St. Valentine’s Day is a day to show your feelings of love and friendship. Children and grown-ups send nice, sweet valentines that can brighten up someone’s day. Roses are Red, Violets are Blue…
But valentines were not always nice and sweet. “Comic” valentines were filled with hateful insults. The sender got a thrill from seeing their target devastated by what was written in these fake valentines. These seemed to be pretty popular in the late 19th Century, according to newspaper reports.
The Davenport Gazette printed an example of a “comic” valentine that was sent to the editor of the newspaper in 1865. It had a picture that represented a printer in the act of “locking” a “form”, and was accompanied by a poem that read:
“Of all the professions, military and civil,
The only one you’re fit for is plain to be seen;
You look so very much like the spirit of evil,
That the Devil call you printer from the very first, I ween.
So pick away at metal, peg away at chases
And after awhile you and Satan may change places.”
Ouch! That one might not seem too harsh, considering the recipient, but that’s the only one that was fit to print. I can’t image the mean things people were sending to each other back then.
The popularity of Valentine’s Day had a lot of ups and down in the late 19th Century. In the 1860s, the holiday was mostly ignored by the grown-ups and left to the children. It picked up in popularity again in 1870, when 3,000 valentines were mailed in Davenport.

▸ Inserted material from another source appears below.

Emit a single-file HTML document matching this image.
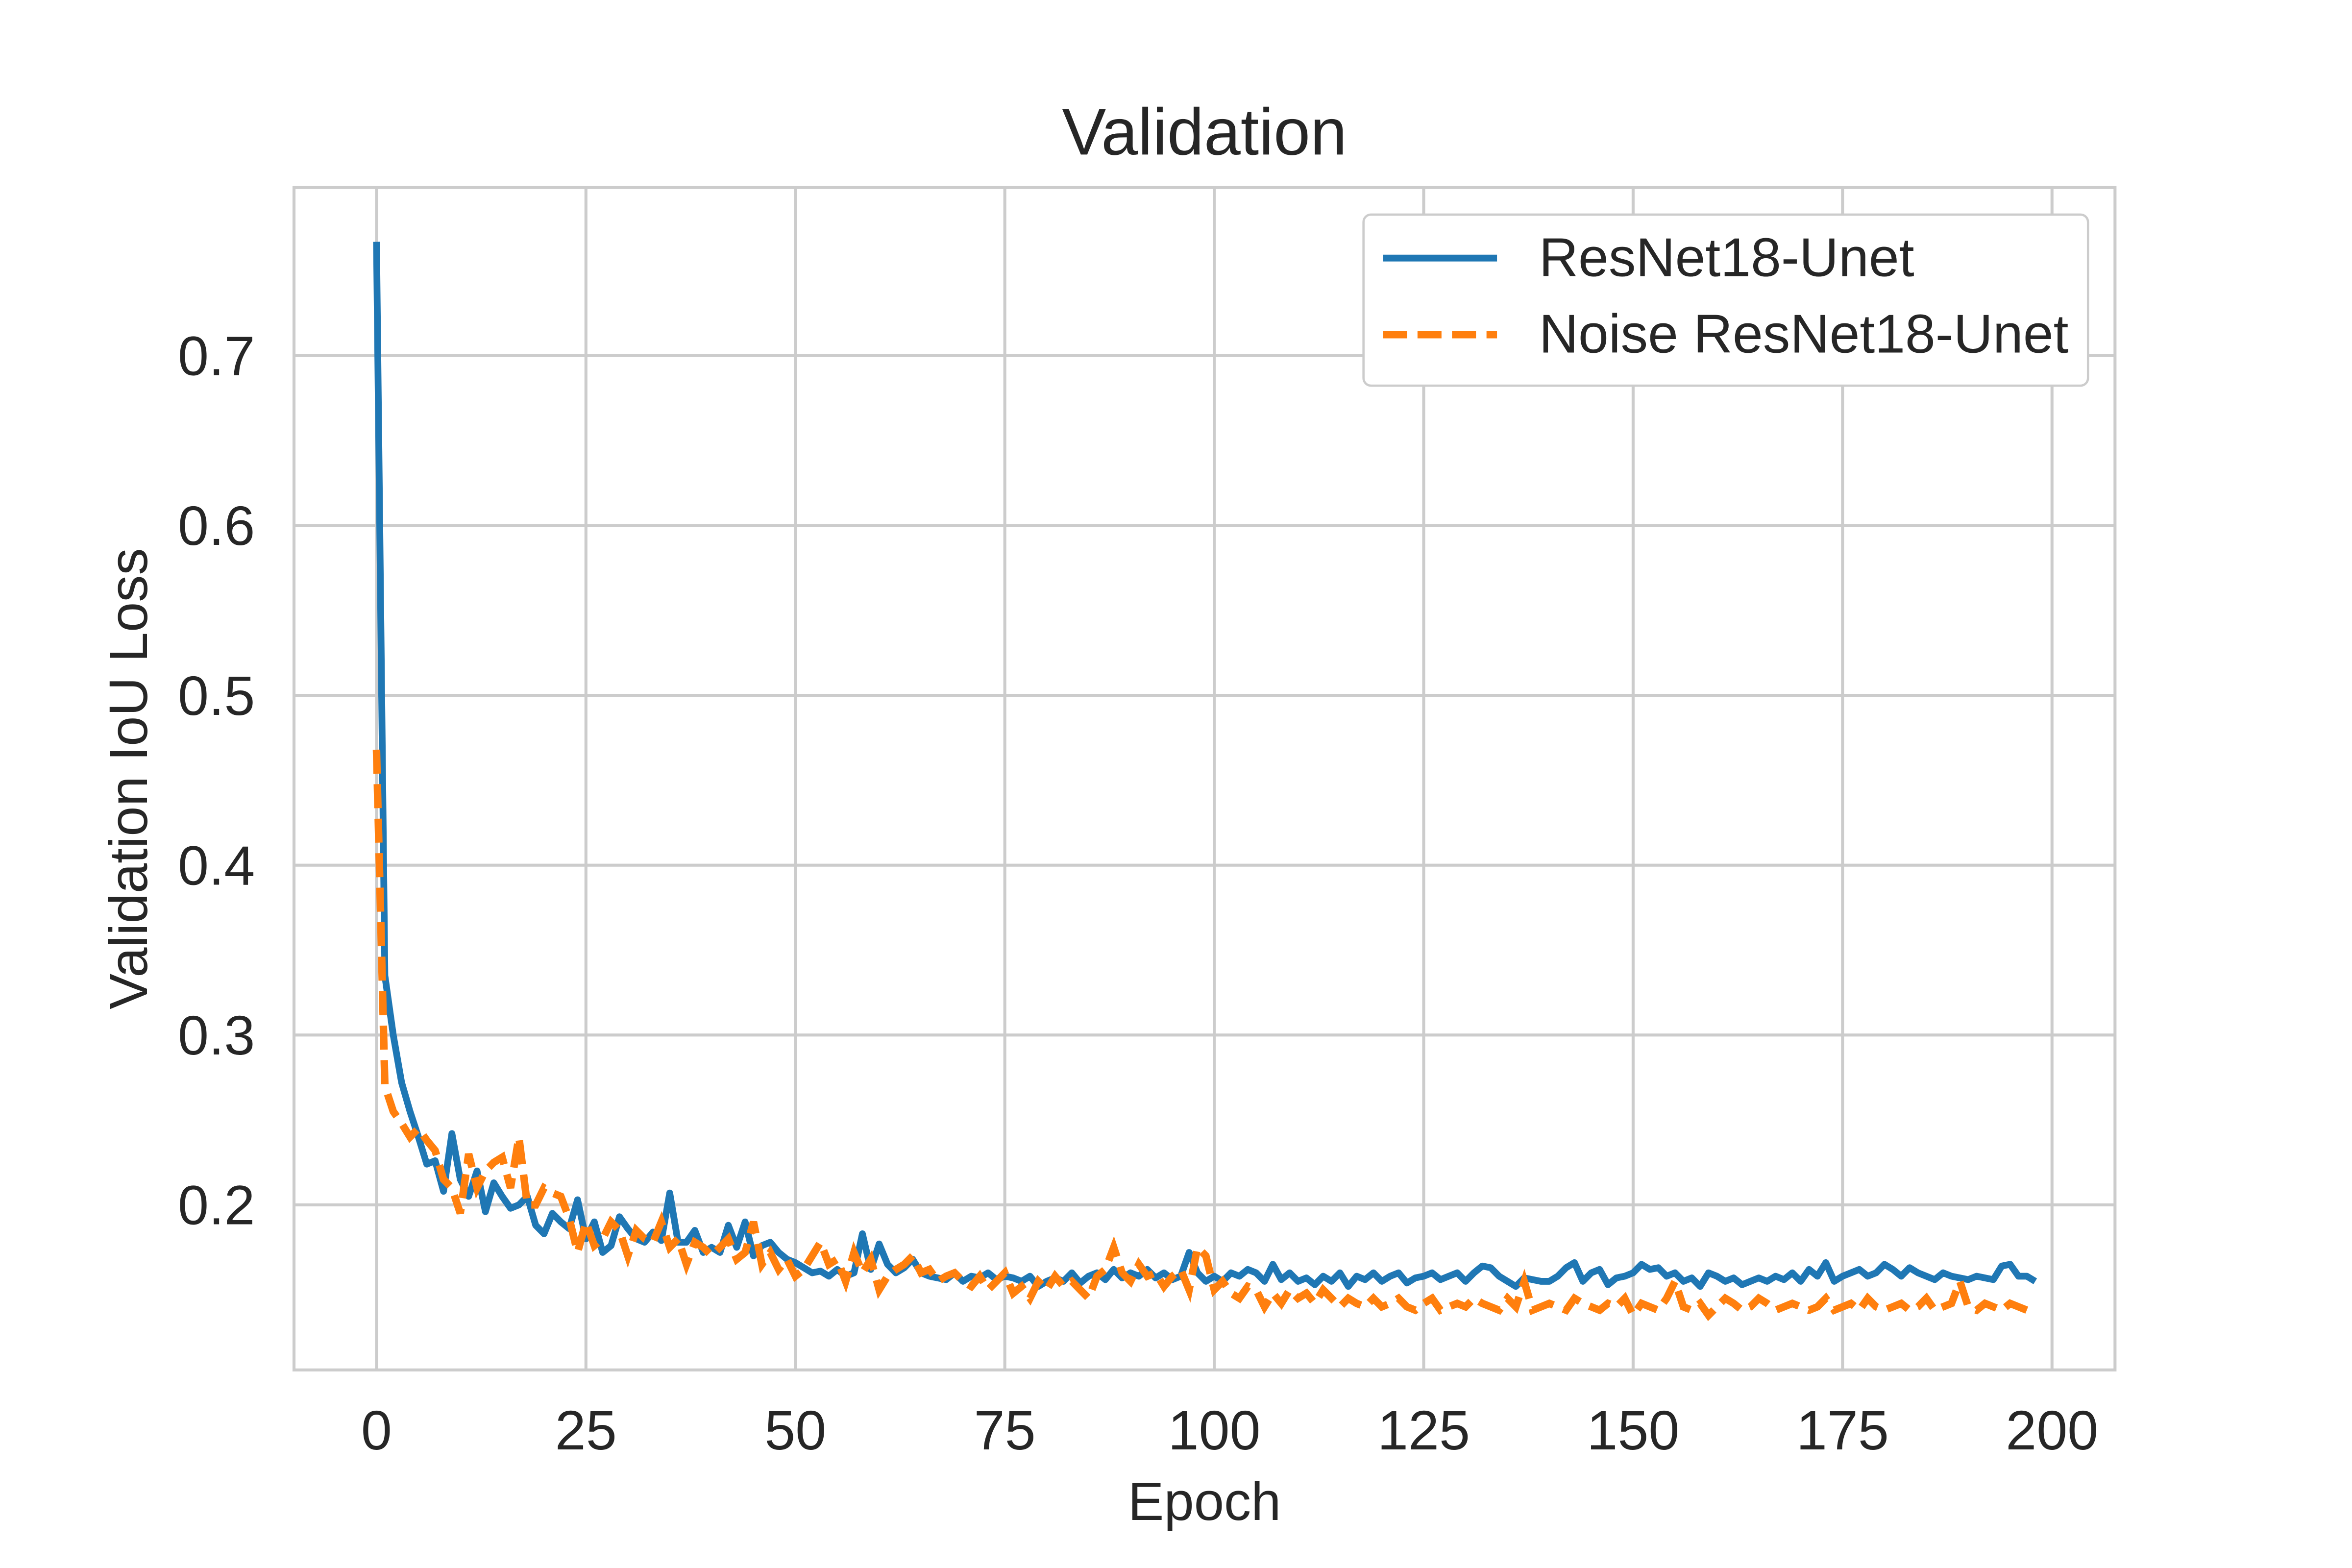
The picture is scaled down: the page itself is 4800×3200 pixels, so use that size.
<!DOCTYPE html>
<html><head><meta charset="utf-8"><style>
html,body{margin:0;padding:0;background:#fff}
svg{display:block}
text{font-family:"Liberation Sans",Arial,sans-serif;fill:#262626}
</style></head><body>
<svg id="chart" width="4800" height="3200" viewBox="0 0 1568 1045" preserveAspectRatio="none" xmlns="http://www.w3.org/2000/svg">
<rect width="1568" height="1045" fill="#fff"/>
<g id="grid"></g>
<g id="lines"></g>
<g id="ticks"></g>
<text x="803" y="103" font-size="44" text-anchor="middle">Validation</text>
<text x="803" y="1013" font-size="36" text-anchor="middle">Epoch</text>
<text transform="translate(98,519) rotate(-90)" font-size="36" text-anchor="middle">Validation IoU Loss</text>
<g>
<rect x="909" y="143" width="483" height="114" rx="5" fill="#fff" stroke="#ccc" stroke-width="1.5"/>
<line x1="922" y1="172" x2="998" y2="172" stroke="#1f77b4" stroke-width="4.5"/>
<text x="1026" y="184" font-size="36.3">ResNet18-Unet</text>
<line x1="922" y1="223" x2="998" y2="223" stroke="#ff7f0e" stroke-width="5" stroke-dasharray="16,7"/>
<text x="1026" y="235" font-size="36.3">Noise ResNet18-Unet</text>
</g>
</svg>
<script>
const xTicks=[0,25,50,75,100,125,150,175,200];
const yTicks=[0.2,0.3,0.4,0.5,0.6,0.7];
const yTickLabels=["0.2","0.3","0.4","0.5","0.6","0.7"];
const blueSeries=[.767,.335,.300,.272,.255,.240,.224,.226,.208,.242,
.215,.205,.220,.196,.213,.205,.198,.200,.205,.188,
.183,.195,.190,.186,.203,.180,.190,.172,.176,.193,
.186,.180,.178,.184,.179,.207,.178,.178,.185,.172,
.175,.172,.188,.175,.190,.170,.176,.178,.172,.168,
.166,.163,.160,.161,.158,.162,.158,.160,.183,.162,
.177,.165,.160,.163,.168,.160,.158,.157,.156,.160,
.155,.158,.157,.160,.156,.158,.157,.155,.158,.152,
.155,.157,.155,.160,.154,.158,.160,.156,.162,.157,
.160,.158,.162,.157,.160,.156,.158,.172,.160,.155,
.158,.155,.160,.158,.162,.160,.155,.165,.156,.160,
.155,.157,.153,.158,.155,.160,.152,.158,.156,.160,
.155,.158,.160,.154,.157,.158,.160,.156,.158,.160,
.155,.160,.164,.163,.158,.155,.152,.157,.156,.155,
.155,.158,.163,.166,.155,.160,.162,.153,.157,.158,
.160,.165,.162,.163,.158,.160,.155,.157,.152,.160,
.158,.155,.157,.153,.155,.157,.155,.158,.156,.160,
.155,.162,.158,.166,.155,.158,.160,.162,.158,.160,
.165,.162,.158,.163,.160,.158,.156,.160,.158,.157,
.156,.158,.157,.156,.164,.165,.158,.158,.155];
const orangeSeries=[.468,.270,.255,.248,.240,.245,.238,.232,.215,.210,
.195,.230,.210,.220,.225,.228,.210,.240,.200,.200,
.210,.207,.205,.192,.172,.190,.176,.180,.190,.185,
.170,.185,.180,.178,.190,.175,.180,.165,.178,.175,
.170,.175,.180,.168,.172,.190,.165,.172,.162,.168,
.158,.162,.170,.178,.165,.168,.155,.172,.160,.168,
.150,.158,.162,.165,.170,.160,.162,.155,.158,.160,
.155,.152,.158,.150,.155,.160,.148,.152,.145,.155,
.150,.158,.152,.155,.150,.145,.158,.162,.175,.160,
.155,.165,.158,.160,.152,.158,.162,.150,.175,.170,
.150,.155,.148,.145,.152,.150,.140,.148,.142,.150,
.145,.148,.142,.150,.145,.140,.145,.142,.140,.145,
.140,.142,.145,.140,.138,.142,.145,.138,.140,.142,
.140,.145,.142,.140,.138,.145,.140,.155,.138,.140,
.142,.140,.138,.145,.142,.140,.138,.142,.140,.145,
.135,.142,.140,.138,.145,.155,.140,.138,.142,.135,
.140,.145,.142,.138,.140,.145,.142,.138,.140,.142,
.140,.138,.140,.145,.138,.140,.142,.138,.145,.140,
.138,.140,.142,.138,.140,.145,.138,.140,.142,.155,
.140,.138,.142,.140,.138,.142,.140,.138,.135];
const NS="http://www.w3.org/2000/svg";
const L=196,R=1410,T=125,B=913;
function xs(v){return 251+(v-0)*(1368-251)/200;}
function ys(v){return 803-(v-0.2)*(803-237)/0.5;}
function mk(tag,attrs,parent){const e=document.createElementNS(NS,tag);for(const k in attrs)e.setAttribute(k,attrs[k]);parent.appendChild(e);return e;}
const grid=document.getElementById('grid'),ticks=document.getElementById('ticks'),lines=document.getElementById('lines');
xTicks.forEach(t=>{
 const g=mk('line',{x1:xs(t),x2:xs(t),y1:T,y2:B,stroke:'#cccccc','stroke-width':2},grid);
 
 
 const tx=mk('text',{x:xs(t),y:966,'font-size':37,'text-anchor':'middle'},ticks);
 tx.textContent=String(t);
 
 
});
yTicks.forEach((t,i)=>{
 const g=mk('line',{x1:L,x2:R,y1:ys(t),y2:ys(t),stroke:'#cccccc','stroke-width':2},grid);
 
 
 const tx=mk('text',{x:170,y:ys(t)+13,'font-size':37,'text-anchor':'end'},ticks);
 tx.textContent=yTickLabels[i];
 
 
});
const frame=mk('rect',{x:L,y:T,width:R-L,height:B-T,fill:'none',stroke:'#cccccc','stroke-width':2},grid);


function pts(arr){return arr.map((v,i)=>xs(i).toFixed(2)+','+ys(v).toFixed(2)).join(' ');}
const bl=mk('polyline',{points:pts(blueSeries),fill:'none',stroke:'#1f77b4','stroke-width':4.5,'stroke-linejoin':'round'},lines);


const ol=mk('polyline',{points:pts(orangeSeries),fill:'none',stroke:'#ff7f0e','stroke-width':5,'stroke-dasharray':'16,7'},lines);


</script>
</body></html>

But in 1875 only about 800 valentines were mailed. Davenport was a “Carrier City”, so valentines needed to have a two cent stamp or they would end up in the dead letter office. Rock Island had no carriers, so the cost to mail valentines was one cent. By 1890, the genuine valentines had almost but disappeared, while the “comic” valentines were still being condemned by the papers.
Around the turn of the 20th Century, Valentine’s Day started to become what it is now. Harned & Von Maur advertised novelties in Valentines ranging in prices up to $1.50. By 1910 postal cards had become the norm and the “comic” valentines had almost but disappeared.
There was nothing funny about those hurtful valentines. Let’s hope we don’t see resurgence in this despicable practice in our lifetimes. I would much rather eat chocolates.
Sources:
Davenport Daily Gazette: 14Feb1860, p. 1; 15Feb1865, p. 4; 14Feb1870, p. 4; 15Feb1870, p. 4; 14Feb 1875, p. 8; 12Feb1877, p. 4
Davenport Morning Tribune: 14Feb1890, p. 4
Davenport Daily Leader: 7Feb1897, p. 2
Davenport Daily Republican: 14Feb1900, p. 8
Davenport Democrat: 14Feb1910, p. 10
Ugh! Goodbye and good riddance to comic valentines! One tradition that is just as well forgotten!